# First time kitten owner, previous cat owner looking for some community



## KMacAulay (Jun 20, 2012)

Hi out there in catforum land! My husband and I adopted two kittens on a kitten season special with a local rescue group and since I have never owned a kitten before and its been over 20 years since he has dealt with one I decided it might be worthwhile checking into a community where we might turn to get help should the need arise. Our kitties are approximately 10 and 12 weeks old, both girls, and so far we are really enjoying the kitten experience, I have a few early questions which I will direct at the proper forum when I'm allowed. I'm feeling a bit nervous about raising kittens since as I mentioned, the only cat I've really had on my own was about a year when I got him and he came to me perfect, and he left me perfect but far too soon due to his defective plumbing system (flutd) and a lot of heartbreak and bad timing. It took me over a year to decide the time was right, and I'm terribly worried that I'm going to wind up with cats who hate us despite that we made an effort to be choosy with the kittens we picked. Regardless of the future, they are both love bugs and very personable at the moment and we are looking forward to the challenge, and I am looking forward to getting to know all of you out there as well!
Cheers!
~K


----------



## yingying (Jul 19, 2011)

Congrats on your new family additions! Don't worry too much, your kittens will love you back and you will have many, many happy years together


----------



## Mitts & Tess (Sep 4, 2004)

artyWelcome to CF. So sorry to hear about the death of your adult cat. It sounds hearttbreaking. Im please to hear you opened your heart to two rescue kittens. You came to the right place. We are passionate obout our kitty companions. 

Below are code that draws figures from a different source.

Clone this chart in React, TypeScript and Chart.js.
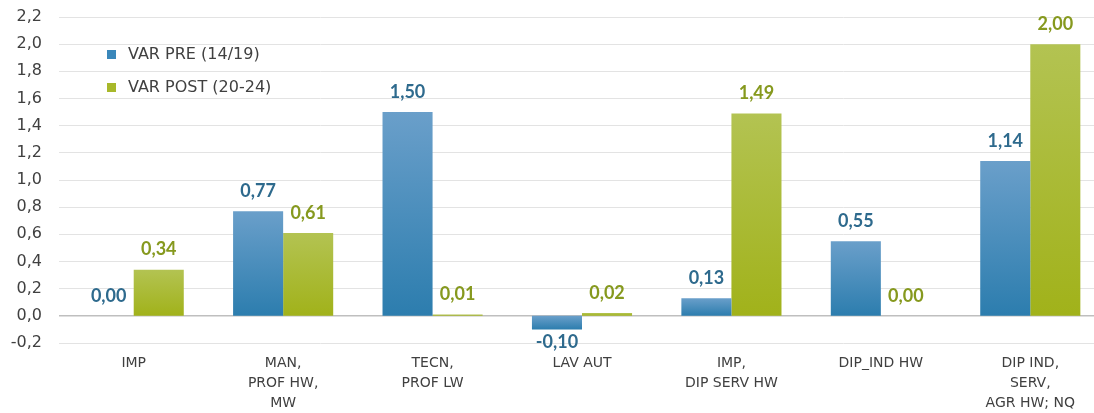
import React, { useEffect, useRef } from "react";
import { Chart, registerables } from "chart.js";

Chart.register(...registerables);

const categories: string[][] = [
  ["IMP"],
  ["MAN,", "PROF HW,", "MW"],
  ["TECN,", "PROF LW"],
  ["LAV AUT"],
  ["IMP,", "DIP SERV HW"],
  ["DIP_IND HW"],
  ["DIP IND,", "SERV,", "AGR HW; NQ"],
];
const seriesNames = ["VAR PRE (14/19)", "VAR POST (20-24)"];
const varPre = [0.0, 0.77, 1.5, -0.1, 0.13, 0.55, 1.14];
const varPost = [0.34, 0.61, 0.01, 0.02, 1.49, 0.0, 2.0];

const yMin = -0.2;
const yMax = 2.2;
const yStep = 0.2;

const BLUE_TOP = "#6A9FCA";
const BLUE_BOT = "#2C7DAE";
const GREEN_TOP = "#B3C352";
const GREEN_BOT = "#A1B21A";
const BLUE_LABEL = "#2E6A8D";
const GREEN_LABEL = "#86991E";
const TEXT = "#404040";

const fmt = (v: number, d: number) => v.toFixed(d).replace(".", ",");

function gradFor(top: string, bot: string) {
  return (ctx: any) => {
    const chart = ctx.chart;
    const y = chart.scales && chart.scales.y;
    if (!y || ctx.dataIndex === undefined) return bot;
    const v = ctx.raw as number;
    const p0 = y.getPixelForValue(0);
    const p1 = y.getPixelForValue(v);
    const a = Math.min(p0, p1);
    const b = Math.max(p0, p1);
    if (!isFinite(a) || !isFinite(b) || b - a < 1) return bot;
    const g = chart.ctx.createLinearGradient(0, a, 0, b);
    g.addColorStop(0, top);
    g.addColorStop(1, bot);
    return g;
  };
}

const labelPlugin = {
  id: "customLabels",
  afterDatasetsDraw(chart: any) {
    const ctx = chart.ctx;
    const y = chart.scales.y;
    const zero = y.getPixelForValue(0);
    ctx.save();
    ctx.font = "bold 18px Lato";
    ctx.textAlign = "center";
    ctx.textBaseline = "middle";
    chart.data.datasets.forEach((ds: any, di: number) => {
      const meta = chart.getDatasetMeta(di);
      ctx.fillStyle = di === 0 ? BLUE_LABEL : GREEN_LABEL;
      meta.data.forEach((el: any, i: number) => {
        const v = ds.data[i] as number;
        const x = el.x;
        const py = y.getPixelForValue(v);
        const ty = v < 0 ? py + 13 : Math.min(py, zero) - 20;
        ctx.fillText(fmt(v, 2), x, ty);
      });
    });
    // legend
    ctx.font = "16px 'DejaVu Sans'";
    ctx.textAlign = "left";
    const items = [
      { c: "#3A87BA", t: seriesNames[0], y: 54.5 },
      { c: "#A8B82A", t: seriesNames[1], y: 87.5 },
    ];
    items.forEach((it) => {
      ctx.fillStyle = it.c;
      ctx.fillRect(107, it.y - 4.5, 9, 9);
      ctx.fillStyle = TEXT;
      ctx.fillText(it.t, 128, it.y);
    });
    ctx.restore();
  },
};

export default function App() {
  const ref = useRef<HTMLCanvasElement | null>(null);
  useEffect(() => {
    if (!ref.current) return;
    const chart = new Chart(ref.current, {
      type: "bar",
      data: {
        labels: categories,
        datasets: [
          {
            label: seriesNames[0],
            data: varPre,
            backgroundColor: gradFor(BLUE_TOP, BLUE_BOT),
            borderWidth: 0,
            categoryPercentage: 0.67,
            barPercentage: 1.0,
          },
          {
            label: seriesNames[1],
            data: varPost,
            backgroundColor: gradFor(GREEN_TOP, GREEN_BOT),
            borderWidth: 0,
            categoryPercentage: 0.67,
            barPercentage: 1.0,
          },
        ],
      },
      options: {
        animation: false,
        responsive: true,
        maintainAspectRatio: false,
        layout: { padding: { top: 17, right: 5, left: 0, bottom: 0 } },
        plugins: {
          legend: { display: false },
          tooltip: { enabled: false },
        },
        scales: {
          x: {
            grid: { display: false, drawTicks: false },
            border: { display: false },
            ticks: {
              color: TEXT,
              font: { family: "'DejaVu Sans'", size: 14, lineHeight: 1.43 },
              padding: 10,
              maxRotation: 0,
              autoSkip: false,
            },
            afterFit: (s: any) => {
              s.height = 70;
            },
          },
          y: {
            min: yMin,
            max: yMax,
            grid: {
              drawTicks: true,
              tickLength: 17,
              tickColor: "rgba(0,0,0,0)",
              color: (c: any) =>
                c.tick && Math.abs(c.tick.value) < 1e-9 ? "#BFBFBF" : "#E3E3E3",
              lineWidth: (c: any) =>
                c.tick && Math.abs(c.tick.value) < 1e-9 ? 1.5 : 1,
            },
            border: { display: false },
            ticks: {
              stepSize: yStep,
              color: TEXT,
              font: { family: "'DejaVu Sans'", size: 16 },
              padding: 0,
              callback: (v: any) => fmt(Number(v), 1),
            },
            afterFit: (s: any) => {
              s.width = 59;
            },
          },
        },
      },
      plugins: [labelPlugin],
    });
    return () => chart.destroy();
  }, []);

  return (
    <div
      style={{
        position: "absolute",
        left: 0,
        top: 0,
        width: 1094,
        height: 413,
        overflow: "hidden",
        background: "#fff",
      }}
    >
      <div style={{ position: "relative", width: 1110, height: 413 }}>
        <canvas ref={ref} />
      </div>
    </div>
  );
}
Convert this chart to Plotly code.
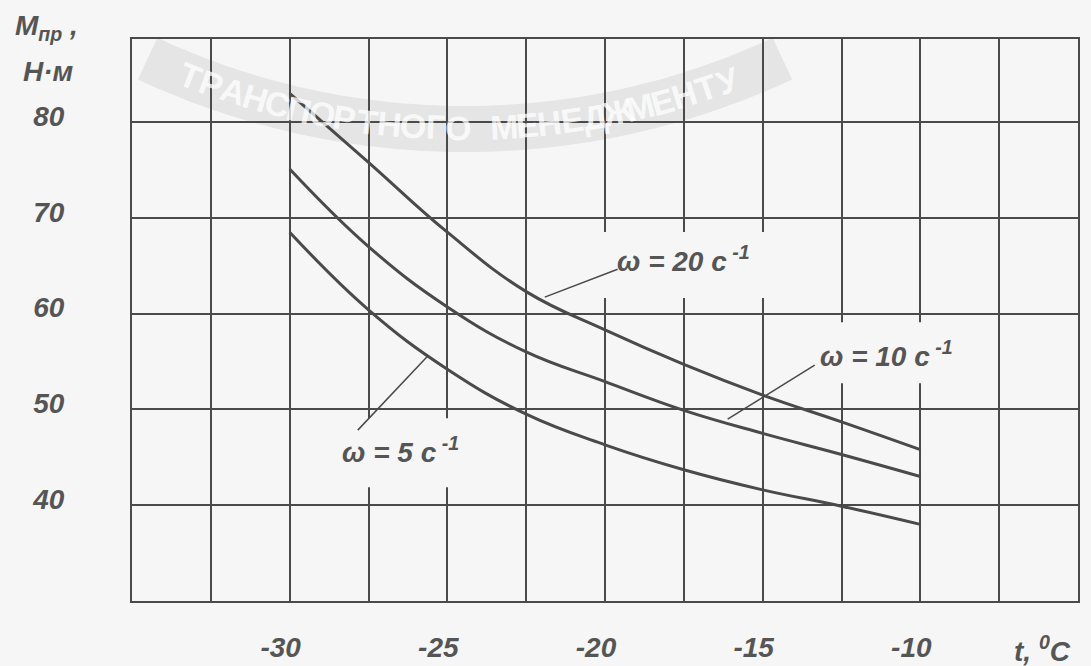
import math
import plotly.graph_objects as go

# Temperature, °C
t = [-30, -27.5, -25, -22.5, -20, -17.5, -15, -12.5, -10]
# Moment of resistance M_пр, Н·м, for three shaft speeds
m_w20 = [83.0, 75.8, 68.5, 62.3, 58.3, 54.7, 51.5, 48.7, 45.8]
m_w10 = [75.1, 67.0, 60.7, 56.0, 52.9, 49.9, 47.5, 45.3, 43.0]
m_w5 = [68.5, 60.4, 54.2, 49.5, 46.3, 43.7, 41.6, 39.9, 38.0]

x_ticks = [-30, -25, -20, -15, -10]
x_tick_text = ["-30", "-25", "-20", "-15", "-10"]
y_ticks = [40, 50, 60, 70, 80]
y_tick_text = ["40", "50", "60", "70", "80"]

watermark = "ТРАНСПОРТНОГО МЕНЕДЖМЕНТУ"

INK = "#4a4a4a"
TEXT = "#555555"
BG = "#f6f6f6"
FONT = dict(family="Liberation Sans, Arial, sans-serif", size=28, color=TEXT,
            weight="bold", style="italic")

# plot box in pixels (used for the paper-space watermark only)
W, H = 1091, 666
L, R, T, B = 132, 13, 39, 65
PW, PH = W - L - R, H - T - B


def to_paper(px, py):
    return (px - L) / PW, (H - B - py) / PH


fig = go.Figure()

# faded arc watermark behind the grid
cx, cy, rad = 465.0, -622.0, 750.0
band_in, band_out = [], []
for k in range(61):
    a = math.radians(-25 + 50 * k / 60)
    band_out.append(to_paper(cx + (rad + 24) * math.sin(a), cy + (rad + 24) * math.cos(a)))
    band_in.append(to_paper(cx + (rad - 22) * math.sin(a), cy + (rad - 22) * math.cos(a)))
pts = band_out + band_in[::-1]
path = "M " + " L ".join(f"{x:.4f},{y:.4f}" for x, y in pts) + " Z"
fig.add_shape(type="path", xref="paper", yref="paper", path=path,
              fillcolor="#e5e5e5", line=dict(width=0), layer="below")
n = len(watermark)
for i, ch in enumerate(watermark):
    if ch == " ":
        continue
    a = math.radians(-21.5 + 42.0 * i / (n - 1))
    px, py = cx + rad * math.sin(a), cy + rad * math.cos(a)
    xp, yp = to_paper(px, py)
    fig.add_annotation(x=xp, y=yp, xref="paper", yref="paper", text=ch, showarrow=False,
                       textangle=-math.degrees(a), xanchor="center", yanchor="middle",
                       font=dict(family="Liberation Sans, Arial, sans-serif", size=34,
                                 color="rgba(255,255,255,0.75)", weight="bold"))

for ys in (m_w20, m_w10, m_w5):
    fig.add_trace(go.Scatter(x=t, y=ys, mode="lines",
                             line=dict(color=INK, width=3, shape="spline", smoothing=1.2),
                             hoverinfo="skip", showlegend=False))

# curve labels: (text, x, y, leader from, leader to, clear box)
labels = [
    ("ω = 20 c<sup> -1</sup>", -19.69, 65.7, (-21.91, 61.72), (-19.60, 64.64), (-20.32, 61.62, -14.62, 68.51)),
    ("ω = 10 c<sup> -1</sup>", -13.26, 55.8, (-16.11, 48.99), (-13.35, 54.62), (-13.83, 52.74, -7.81, 59.11)),
    ("ω = 5 c<sup> -1</sup>", -28.41, 45.8, (-27.84, 47.84), (-25.62, 55.57), (-28.72, 41.88, -23.97, 49.09)),
]
for text, lx, ly, p0, p1, box in labels:
    fig.add_shape(type="rect", xref="x", yref="y", x0=box[0], y0=box[1], x1=box[2], y1=box[3],
                  fillcolor=BG, line=dict(width=0), layer="between")
    fig.add_shape(type="line", xref="x", yref="y", x0=p0[0], y0=p0[1], x1=p1[0], y1=p1[1],
                  line=dict(color=INK, width=1.5), layer="above")
    fig.add_annotation(x=lx, y=ly, xref="x", yref="y", text=text, showarrow=False,
                       xanchor="left", yanchor="middle", font=FONT)

# axis captions
fig.add_annotation(x=-0.126, y=1.021, xref="paper", yref="paper", text="M<sub>пр</sub> ,",
                   showarrow=False, xanchor="left", yanchor="middle", font=FONT)
fig.add_annotation(x=-0.117, y=0.943, xref="paper", yref="paper", text="Н·м",
                   showarrow=False, xanchor="left", yanchor="middle", font=FONT)
fig.add_annotation(x=0.930, y=-0.085, xref="paper", yref="paper", text="t, <sup>0</sup>C",
                   showarrow=False, xanchor="left", yanchor="middle", font=FONT)

fig.update_xaxes(range=[-35, -5], tickvals=x_ticks, ticktext=x_tick_text,
                 showgrid=True, gridcolor=INK, gridwidth=1.5,
                 minor=dict(dtick=2.5, tick0=-35, showgrid=True, gridcolor=INK, gridwidth=1.5),
                 showline=True, linecolor=INK, linewidth=2, mirror=True,
                 zeroline=False, ticks="", tickfont=FONT, automargin=False,
                 ticklabelstandoff=20, ticklabelshift=-9)
fig.update_yaxes(range=[30, 88.67], tickvals=y_ticks, ticktext=y_tick_text,
                 showgrid=True, gridcolor=INK, gridwidth=1.5,
                 showline=True, linecolor=INK, linewidth=2, mirror=True,
                 zeroline=False, ticks="", tickfont=FONT, automargin=False,
                 ticklabelstandoff=60, ticklabelshift=-6)
fig.update_layout(width=W, height=H, margin=dict(l=L, r=R, t=T, b=B),
                  paper_bgcolor=BG, plot_bgcolor=BG, showlegend=False)
fig.write_html("out.html")
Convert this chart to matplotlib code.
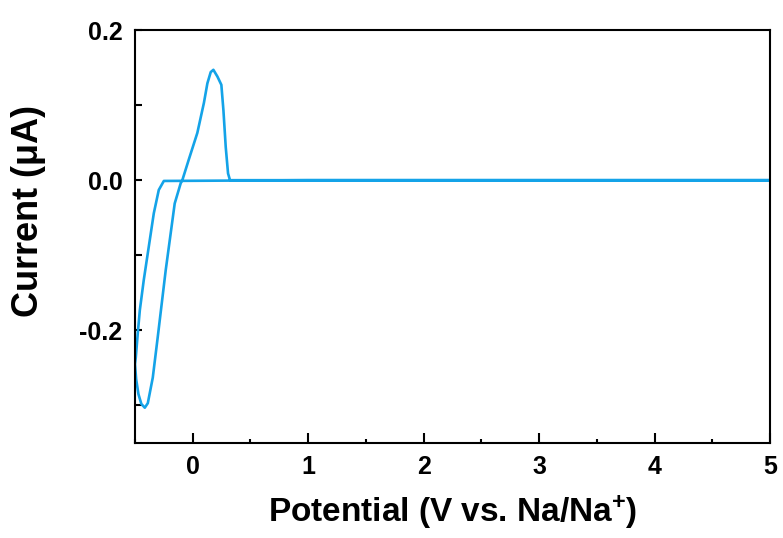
import matplotlib
matplotlib.use("Agg")
from matplotlib import pyplot as plt
from matplotlib.ticker import MultipleLocator

plt.rcParams['font.family'] = ['Liberation Sans', 'DejaVu Sans']
plt.rcParams['font.weight'] = 'bold'
plt.rcParams['mathtext.fontset'] = 'custom'
plt.rcParams['mathtext.bf'] = 'Liberation Sans:bold'
plt.rcParams['mathtext.rm'] = 'Liberation Sans'
plt.rcParams['mathtext.default'] = 'bf'

# cyclic voltammogram: cathodic scan 5 V -> -0.5 V, then anodic scan back to 5 V
potential = [5.0, 1.0, -0.25, -0.294, -0.337, -0.381, -0.424, -0.458, -0.476, -0.493,
             -0.5, -0.49, -0.47, -0.445, -0.415, -0.389, -0.346, -0.303, -0.234,
             -0.156, -0.104, -0.09, -0.035, 0.04, 0.097, 0.127, 0.156, 0.179,
             0.214, 0.248, 0.266, 0.286, 0.306, 0.323, 1.0, 5.0]
current = [0.0, 0.0, -0.001, -0.013, -0.044, -0.089, -0.133, -0.173, -0.204, -0.236,
           -0.245, -0.265, -0.285, -0.298, -0.303, -0.297, -0.263, -0.209, -0.12,
           -0.031, -0.004, 0.0, 0.027, 0.063, 0.103, 0.129, 0.144, 0.147,
           0.138, 0.127, 0.093, 0.044, 0.009, 0.0, 0.0, 0.0]

fig = plt.figure(figsize=(7.83, 5.38), dpi=100)
ax = fig.add_axes([0.1724, 0.1766, 0.8110, 0.7676])

ax.plot(potential, current, color='#14a3e8', lw=1.9, solid_joinstyle='round')

ax.set_xlim(-0.5, 5)
ax.set_ylim(-0.35, 0.2)
ax.xaxis.set_major_locator(MultipleLocator(1))
ax.xaxis.set_minor_locator(MultipleLocator(0.5))
ax.yaxis.set_major_locator(MultipleLocator(0.2))
ax.yaxis.set_minor_locator(MultipleLocator(0.1))
ax.yaxis.set_major_formatter(plt.FuncFormatter(lambda v, p: '%.1f' % v))

for s in ax.spines.values():
    s.set_linewidth(1.5)
ax.tick_params(which='both', direction='in', width=1.5, labelsize=18, pad=9)
ax.tick_params(axis='x', which='major', length=7)
ax.tick_params(axis='x', which='minor', length=3)
ax.tick_params(axis='y', which='both', length=5)

ax.set_xlabel('Potential (V vs. Na/Na$^{+}$)', fontsize=24, fontweight='bold', labelpad=10)
ax.set_ylabel(r'Current ($\mathrm{\mu}$A)', fontsize=26, fontweight='bold')
ax.yaxis.set_label_coords(-0.137, 0.56)

fig.savefig('out.png', dpi=100)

Im reading a good book on cats called Starting From Scratch, by Pam JohnsonBennett. She is a great resource to learn about cat behavior. I'm looking forward of seeing pictures of your newest add[itions.


----------



## Mitts & Tess (Sep 4, 2004)

My phone is giving me trouble and wouldnt let me edit. Sorry.


----------



## KMacAulay (Jun 20, 2012)

'sok, here are the girlies


----------



## KMacAulay (Jun 20, 2012)

also, I posted the mandatory 3 posts in here, including the rules one, and they're all approved and visible, but I still can't post in the regular forum, how long will it take to get that approval? I have a behavior question thats not urgent but I don't feel I should be mucking up the intro section with.


----------



## marie73 (Jul 12, 2006)

Problem is on your end. Try hitting *F5 *on your keyboard to refresh your settings.


----------



## hellend (Jun 21, 2012)

I truly think that cats can sense the personality of their owner. Me and my other half are very... unorthodox... and our kitten is growing up to be a right weirdo. If you love them, they'll love you. Simples!


----------



## Serenacat (Jun 21, 2012)

Welcome!


----------



## annixter (Jun 23, 2012)

Welcome. I'm from Delaware originally too.


----------



## kasmith2 (Jun 23, 2012)

Hi!


----------



## LindaB (Jun 23, 2012)

I love kittens. Their little paw pads feel like soft rubber.


----------